The problem:
Filter the entries, keeping every line with the word "this".

Data lines:
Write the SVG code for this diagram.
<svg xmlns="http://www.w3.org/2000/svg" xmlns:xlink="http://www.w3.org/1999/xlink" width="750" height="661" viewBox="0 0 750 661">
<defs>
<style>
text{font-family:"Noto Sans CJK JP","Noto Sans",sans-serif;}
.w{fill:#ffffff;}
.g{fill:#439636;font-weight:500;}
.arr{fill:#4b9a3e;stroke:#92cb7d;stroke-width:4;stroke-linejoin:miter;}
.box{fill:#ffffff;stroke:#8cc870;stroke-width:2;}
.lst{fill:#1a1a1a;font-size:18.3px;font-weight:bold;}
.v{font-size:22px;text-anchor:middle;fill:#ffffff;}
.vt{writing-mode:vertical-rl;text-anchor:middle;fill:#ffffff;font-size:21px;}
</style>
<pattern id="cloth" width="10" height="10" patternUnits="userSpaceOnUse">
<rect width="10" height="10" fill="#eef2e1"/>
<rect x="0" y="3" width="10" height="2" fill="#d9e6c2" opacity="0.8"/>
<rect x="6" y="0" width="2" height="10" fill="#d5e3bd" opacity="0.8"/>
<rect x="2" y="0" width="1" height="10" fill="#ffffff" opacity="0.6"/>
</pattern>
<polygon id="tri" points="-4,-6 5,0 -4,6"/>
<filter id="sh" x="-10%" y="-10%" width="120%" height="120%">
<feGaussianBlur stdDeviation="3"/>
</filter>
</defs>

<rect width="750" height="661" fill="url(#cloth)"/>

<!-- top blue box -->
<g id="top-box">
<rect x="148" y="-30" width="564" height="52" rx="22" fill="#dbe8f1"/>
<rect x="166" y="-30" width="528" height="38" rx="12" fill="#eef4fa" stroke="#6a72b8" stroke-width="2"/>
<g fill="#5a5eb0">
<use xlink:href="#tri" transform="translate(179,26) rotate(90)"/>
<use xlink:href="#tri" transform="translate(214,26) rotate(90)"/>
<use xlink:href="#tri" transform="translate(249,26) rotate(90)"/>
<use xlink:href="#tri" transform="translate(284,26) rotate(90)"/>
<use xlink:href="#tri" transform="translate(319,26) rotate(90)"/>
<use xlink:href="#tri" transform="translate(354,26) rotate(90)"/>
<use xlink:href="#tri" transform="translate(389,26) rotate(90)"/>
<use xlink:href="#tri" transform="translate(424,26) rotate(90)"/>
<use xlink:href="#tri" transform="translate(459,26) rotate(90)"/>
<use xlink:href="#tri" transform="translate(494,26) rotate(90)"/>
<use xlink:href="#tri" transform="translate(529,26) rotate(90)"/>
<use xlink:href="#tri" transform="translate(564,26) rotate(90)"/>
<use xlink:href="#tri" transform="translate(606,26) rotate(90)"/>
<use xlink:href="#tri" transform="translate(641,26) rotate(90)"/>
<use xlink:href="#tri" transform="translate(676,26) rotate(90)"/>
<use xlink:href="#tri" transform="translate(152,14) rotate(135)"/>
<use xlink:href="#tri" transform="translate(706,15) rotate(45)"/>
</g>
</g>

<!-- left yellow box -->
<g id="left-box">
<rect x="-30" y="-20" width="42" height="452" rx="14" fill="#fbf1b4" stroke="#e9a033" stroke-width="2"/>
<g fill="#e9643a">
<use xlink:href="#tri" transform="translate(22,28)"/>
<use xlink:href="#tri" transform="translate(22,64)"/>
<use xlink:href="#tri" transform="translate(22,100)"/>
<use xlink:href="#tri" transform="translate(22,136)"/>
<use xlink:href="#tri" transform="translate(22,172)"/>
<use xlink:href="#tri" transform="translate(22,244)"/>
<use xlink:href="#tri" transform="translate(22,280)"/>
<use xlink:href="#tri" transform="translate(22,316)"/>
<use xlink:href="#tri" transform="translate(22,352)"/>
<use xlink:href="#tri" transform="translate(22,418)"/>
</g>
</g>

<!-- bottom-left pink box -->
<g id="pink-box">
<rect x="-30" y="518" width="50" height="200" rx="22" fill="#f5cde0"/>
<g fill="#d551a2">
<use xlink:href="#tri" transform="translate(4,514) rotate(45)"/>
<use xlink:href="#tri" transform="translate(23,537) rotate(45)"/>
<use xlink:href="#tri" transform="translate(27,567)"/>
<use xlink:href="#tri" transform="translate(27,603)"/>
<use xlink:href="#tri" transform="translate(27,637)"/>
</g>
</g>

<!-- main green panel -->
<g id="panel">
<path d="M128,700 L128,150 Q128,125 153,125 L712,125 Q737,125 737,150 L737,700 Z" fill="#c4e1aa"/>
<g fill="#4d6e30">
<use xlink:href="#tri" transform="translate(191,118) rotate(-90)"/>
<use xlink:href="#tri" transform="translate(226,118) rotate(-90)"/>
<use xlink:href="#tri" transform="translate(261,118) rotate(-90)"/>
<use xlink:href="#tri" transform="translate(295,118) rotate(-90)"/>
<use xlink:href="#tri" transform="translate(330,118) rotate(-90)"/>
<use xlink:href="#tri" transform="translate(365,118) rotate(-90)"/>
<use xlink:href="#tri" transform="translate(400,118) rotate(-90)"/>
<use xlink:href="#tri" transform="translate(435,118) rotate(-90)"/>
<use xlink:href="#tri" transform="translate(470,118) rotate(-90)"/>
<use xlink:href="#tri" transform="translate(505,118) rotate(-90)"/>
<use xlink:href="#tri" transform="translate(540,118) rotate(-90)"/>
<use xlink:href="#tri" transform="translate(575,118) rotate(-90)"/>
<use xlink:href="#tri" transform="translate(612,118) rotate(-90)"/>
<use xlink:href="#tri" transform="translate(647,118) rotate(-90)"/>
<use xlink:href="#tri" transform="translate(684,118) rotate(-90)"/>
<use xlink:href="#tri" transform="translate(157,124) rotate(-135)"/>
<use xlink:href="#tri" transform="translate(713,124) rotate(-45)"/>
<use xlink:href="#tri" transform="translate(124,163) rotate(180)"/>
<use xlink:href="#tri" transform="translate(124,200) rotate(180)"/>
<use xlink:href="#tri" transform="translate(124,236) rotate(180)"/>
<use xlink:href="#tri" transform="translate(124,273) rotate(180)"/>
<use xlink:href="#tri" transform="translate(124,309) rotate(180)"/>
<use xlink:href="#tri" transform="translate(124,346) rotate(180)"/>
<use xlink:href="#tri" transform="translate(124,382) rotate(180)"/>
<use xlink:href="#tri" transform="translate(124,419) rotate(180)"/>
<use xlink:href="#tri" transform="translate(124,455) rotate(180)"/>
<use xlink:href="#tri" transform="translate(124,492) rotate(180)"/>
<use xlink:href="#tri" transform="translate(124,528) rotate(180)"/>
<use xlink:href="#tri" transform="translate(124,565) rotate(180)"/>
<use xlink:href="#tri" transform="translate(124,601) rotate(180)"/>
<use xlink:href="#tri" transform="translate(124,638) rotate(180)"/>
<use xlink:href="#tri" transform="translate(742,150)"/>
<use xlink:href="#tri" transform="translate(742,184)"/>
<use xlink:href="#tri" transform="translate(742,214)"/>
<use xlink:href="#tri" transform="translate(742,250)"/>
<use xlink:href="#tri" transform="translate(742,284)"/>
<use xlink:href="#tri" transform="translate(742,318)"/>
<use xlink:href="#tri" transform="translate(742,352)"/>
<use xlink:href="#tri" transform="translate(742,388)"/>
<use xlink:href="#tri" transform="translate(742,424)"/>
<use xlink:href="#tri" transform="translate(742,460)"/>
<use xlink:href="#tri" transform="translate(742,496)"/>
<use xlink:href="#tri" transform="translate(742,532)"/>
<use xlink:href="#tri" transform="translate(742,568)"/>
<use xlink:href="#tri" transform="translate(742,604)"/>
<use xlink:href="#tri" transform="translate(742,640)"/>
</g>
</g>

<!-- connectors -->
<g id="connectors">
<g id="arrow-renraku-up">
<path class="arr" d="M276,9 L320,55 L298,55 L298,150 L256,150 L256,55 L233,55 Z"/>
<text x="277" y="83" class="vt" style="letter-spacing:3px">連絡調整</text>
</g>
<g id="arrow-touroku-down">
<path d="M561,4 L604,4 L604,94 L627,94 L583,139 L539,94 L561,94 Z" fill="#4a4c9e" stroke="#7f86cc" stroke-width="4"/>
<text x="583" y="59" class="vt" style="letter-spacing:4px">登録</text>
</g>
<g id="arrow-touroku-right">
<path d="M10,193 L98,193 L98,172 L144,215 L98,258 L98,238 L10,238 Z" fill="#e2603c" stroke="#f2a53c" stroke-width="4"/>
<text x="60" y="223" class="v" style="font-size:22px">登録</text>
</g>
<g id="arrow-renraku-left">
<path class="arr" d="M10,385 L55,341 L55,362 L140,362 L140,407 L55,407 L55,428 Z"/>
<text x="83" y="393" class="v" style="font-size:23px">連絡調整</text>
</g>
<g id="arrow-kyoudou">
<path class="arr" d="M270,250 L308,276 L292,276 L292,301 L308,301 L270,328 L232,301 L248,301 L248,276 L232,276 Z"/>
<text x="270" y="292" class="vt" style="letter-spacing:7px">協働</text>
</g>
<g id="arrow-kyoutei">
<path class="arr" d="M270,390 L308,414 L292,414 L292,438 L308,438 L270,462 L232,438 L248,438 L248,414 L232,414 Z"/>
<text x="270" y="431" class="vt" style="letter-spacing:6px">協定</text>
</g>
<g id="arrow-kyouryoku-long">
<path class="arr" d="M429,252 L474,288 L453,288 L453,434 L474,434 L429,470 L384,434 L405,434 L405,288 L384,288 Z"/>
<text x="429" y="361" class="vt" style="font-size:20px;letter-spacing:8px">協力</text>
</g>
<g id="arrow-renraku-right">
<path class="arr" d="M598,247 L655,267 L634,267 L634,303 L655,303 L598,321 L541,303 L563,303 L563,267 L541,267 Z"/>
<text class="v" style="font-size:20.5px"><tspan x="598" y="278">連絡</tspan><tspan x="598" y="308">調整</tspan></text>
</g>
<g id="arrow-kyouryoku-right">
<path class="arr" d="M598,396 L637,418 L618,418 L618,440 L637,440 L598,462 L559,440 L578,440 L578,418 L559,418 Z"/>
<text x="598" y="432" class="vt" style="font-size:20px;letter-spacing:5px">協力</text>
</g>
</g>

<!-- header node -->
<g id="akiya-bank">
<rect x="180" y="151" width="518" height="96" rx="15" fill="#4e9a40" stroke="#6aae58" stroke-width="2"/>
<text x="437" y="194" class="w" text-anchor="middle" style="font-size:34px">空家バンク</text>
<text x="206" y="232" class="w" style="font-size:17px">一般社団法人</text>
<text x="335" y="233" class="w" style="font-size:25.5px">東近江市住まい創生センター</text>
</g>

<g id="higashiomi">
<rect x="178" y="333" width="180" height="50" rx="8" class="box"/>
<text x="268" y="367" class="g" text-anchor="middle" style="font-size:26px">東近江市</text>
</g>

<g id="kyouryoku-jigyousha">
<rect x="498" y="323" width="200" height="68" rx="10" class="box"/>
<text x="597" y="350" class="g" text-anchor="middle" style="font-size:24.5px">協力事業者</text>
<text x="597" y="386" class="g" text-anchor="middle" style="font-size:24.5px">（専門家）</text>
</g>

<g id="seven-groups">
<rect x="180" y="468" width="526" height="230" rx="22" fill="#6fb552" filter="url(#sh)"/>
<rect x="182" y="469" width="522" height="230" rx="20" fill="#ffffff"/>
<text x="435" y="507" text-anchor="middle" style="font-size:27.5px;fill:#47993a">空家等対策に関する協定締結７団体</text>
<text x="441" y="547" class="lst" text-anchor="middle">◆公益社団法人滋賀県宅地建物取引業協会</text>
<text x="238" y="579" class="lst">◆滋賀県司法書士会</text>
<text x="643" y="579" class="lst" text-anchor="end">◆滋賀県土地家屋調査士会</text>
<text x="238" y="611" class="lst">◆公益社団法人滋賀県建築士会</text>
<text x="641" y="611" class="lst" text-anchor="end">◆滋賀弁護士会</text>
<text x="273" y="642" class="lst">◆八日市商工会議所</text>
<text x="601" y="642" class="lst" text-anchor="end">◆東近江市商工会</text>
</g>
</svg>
* * *
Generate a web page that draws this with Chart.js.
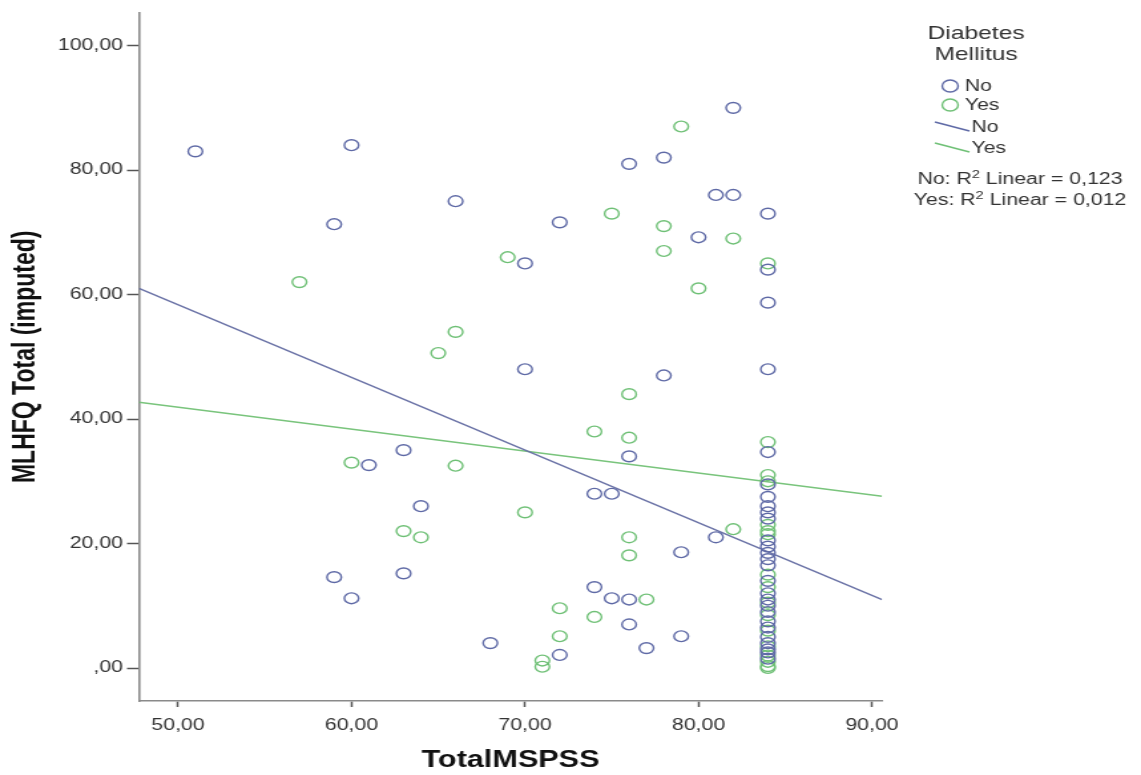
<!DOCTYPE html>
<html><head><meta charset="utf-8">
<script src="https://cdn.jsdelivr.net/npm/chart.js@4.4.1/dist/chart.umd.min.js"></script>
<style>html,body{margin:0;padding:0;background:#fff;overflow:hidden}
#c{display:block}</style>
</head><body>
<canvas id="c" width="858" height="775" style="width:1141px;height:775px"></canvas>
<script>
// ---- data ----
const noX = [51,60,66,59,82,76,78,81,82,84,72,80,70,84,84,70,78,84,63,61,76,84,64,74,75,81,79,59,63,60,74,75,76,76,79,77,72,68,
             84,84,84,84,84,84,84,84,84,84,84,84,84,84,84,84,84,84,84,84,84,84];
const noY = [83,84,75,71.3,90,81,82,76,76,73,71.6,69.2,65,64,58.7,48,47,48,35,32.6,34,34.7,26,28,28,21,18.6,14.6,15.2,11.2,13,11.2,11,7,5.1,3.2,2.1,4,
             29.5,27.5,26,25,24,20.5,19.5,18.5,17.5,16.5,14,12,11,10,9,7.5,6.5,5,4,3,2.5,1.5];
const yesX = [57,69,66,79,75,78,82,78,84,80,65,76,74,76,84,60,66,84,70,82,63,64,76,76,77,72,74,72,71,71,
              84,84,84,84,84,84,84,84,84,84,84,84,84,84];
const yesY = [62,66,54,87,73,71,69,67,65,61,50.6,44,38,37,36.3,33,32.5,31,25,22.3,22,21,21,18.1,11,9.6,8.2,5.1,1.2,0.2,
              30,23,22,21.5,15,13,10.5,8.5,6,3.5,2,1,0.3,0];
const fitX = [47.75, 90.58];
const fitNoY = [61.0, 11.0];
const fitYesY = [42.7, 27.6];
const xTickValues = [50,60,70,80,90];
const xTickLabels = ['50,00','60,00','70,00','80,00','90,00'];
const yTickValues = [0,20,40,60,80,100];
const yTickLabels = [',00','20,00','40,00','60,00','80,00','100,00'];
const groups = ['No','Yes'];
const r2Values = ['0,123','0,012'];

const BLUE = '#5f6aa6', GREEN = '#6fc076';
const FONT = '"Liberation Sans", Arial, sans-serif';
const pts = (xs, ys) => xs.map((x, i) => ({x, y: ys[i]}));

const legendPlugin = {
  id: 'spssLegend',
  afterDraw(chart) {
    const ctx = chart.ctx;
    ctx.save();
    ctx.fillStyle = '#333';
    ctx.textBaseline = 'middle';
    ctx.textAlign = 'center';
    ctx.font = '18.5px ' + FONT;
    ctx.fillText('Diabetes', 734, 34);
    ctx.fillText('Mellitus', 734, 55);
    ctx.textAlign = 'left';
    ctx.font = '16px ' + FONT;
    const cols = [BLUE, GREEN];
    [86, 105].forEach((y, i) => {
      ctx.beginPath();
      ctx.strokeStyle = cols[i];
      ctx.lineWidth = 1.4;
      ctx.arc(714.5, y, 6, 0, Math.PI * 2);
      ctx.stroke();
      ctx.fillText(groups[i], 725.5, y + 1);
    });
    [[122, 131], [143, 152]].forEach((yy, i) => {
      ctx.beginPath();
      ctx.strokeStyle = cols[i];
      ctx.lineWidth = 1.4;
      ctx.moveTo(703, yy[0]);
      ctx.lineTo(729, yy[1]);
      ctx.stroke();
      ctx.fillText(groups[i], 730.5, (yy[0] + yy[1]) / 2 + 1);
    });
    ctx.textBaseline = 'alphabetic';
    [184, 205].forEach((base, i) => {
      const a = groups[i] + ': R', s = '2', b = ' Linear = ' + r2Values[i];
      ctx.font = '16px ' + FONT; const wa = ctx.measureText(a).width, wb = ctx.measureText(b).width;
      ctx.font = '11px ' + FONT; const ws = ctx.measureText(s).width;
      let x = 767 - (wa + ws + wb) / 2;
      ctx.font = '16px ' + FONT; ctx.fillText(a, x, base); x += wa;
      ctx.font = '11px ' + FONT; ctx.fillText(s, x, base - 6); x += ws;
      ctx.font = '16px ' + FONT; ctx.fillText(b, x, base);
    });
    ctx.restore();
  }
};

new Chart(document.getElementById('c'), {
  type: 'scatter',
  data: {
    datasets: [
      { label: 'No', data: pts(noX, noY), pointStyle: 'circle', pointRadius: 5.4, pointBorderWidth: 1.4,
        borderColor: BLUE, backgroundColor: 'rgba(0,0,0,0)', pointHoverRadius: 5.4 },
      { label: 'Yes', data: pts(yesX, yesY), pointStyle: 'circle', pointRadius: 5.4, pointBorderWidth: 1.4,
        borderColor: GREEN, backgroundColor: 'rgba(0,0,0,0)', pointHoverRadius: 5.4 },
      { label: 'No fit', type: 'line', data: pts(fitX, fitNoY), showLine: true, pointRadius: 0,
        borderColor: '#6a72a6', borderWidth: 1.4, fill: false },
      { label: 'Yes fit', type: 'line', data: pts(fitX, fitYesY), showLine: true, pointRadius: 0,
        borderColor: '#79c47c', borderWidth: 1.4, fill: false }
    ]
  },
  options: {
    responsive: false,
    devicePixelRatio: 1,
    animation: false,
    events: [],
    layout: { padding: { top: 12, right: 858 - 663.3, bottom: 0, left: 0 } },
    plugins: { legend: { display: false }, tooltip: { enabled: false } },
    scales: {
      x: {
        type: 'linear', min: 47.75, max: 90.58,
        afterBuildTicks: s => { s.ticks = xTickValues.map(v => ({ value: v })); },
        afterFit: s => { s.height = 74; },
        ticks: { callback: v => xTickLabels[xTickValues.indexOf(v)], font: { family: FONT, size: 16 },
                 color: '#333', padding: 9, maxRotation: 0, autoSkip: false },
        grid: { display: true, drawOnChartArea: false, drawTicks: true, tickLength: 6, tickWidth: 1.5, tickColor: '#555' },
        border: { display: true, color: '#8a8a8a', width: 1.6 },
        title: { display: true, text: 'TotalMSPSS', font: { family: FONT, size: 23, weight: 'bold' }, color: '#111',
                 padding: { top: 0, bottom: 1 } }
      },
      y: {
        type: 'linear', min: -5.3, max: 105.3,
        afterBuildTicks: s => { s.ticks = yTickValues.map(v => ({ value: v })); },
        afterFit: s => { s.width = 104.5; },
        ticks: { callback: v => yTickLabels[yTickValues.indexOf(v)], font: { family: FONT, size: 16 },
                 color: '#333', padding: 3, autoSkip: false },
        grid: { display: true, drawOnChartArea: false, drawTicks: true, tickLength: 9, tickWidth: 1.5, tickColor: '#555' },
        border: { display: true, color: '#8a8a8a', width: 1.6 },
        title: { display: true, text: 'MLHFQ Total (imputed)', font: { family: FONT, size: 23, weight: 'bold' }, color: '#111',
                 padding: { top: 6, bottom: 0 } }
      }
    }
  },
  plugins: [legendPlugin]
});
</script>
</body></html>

Completed task:
Write the SVG code for this diagram.
Generate a web page that draws this with Chart.js.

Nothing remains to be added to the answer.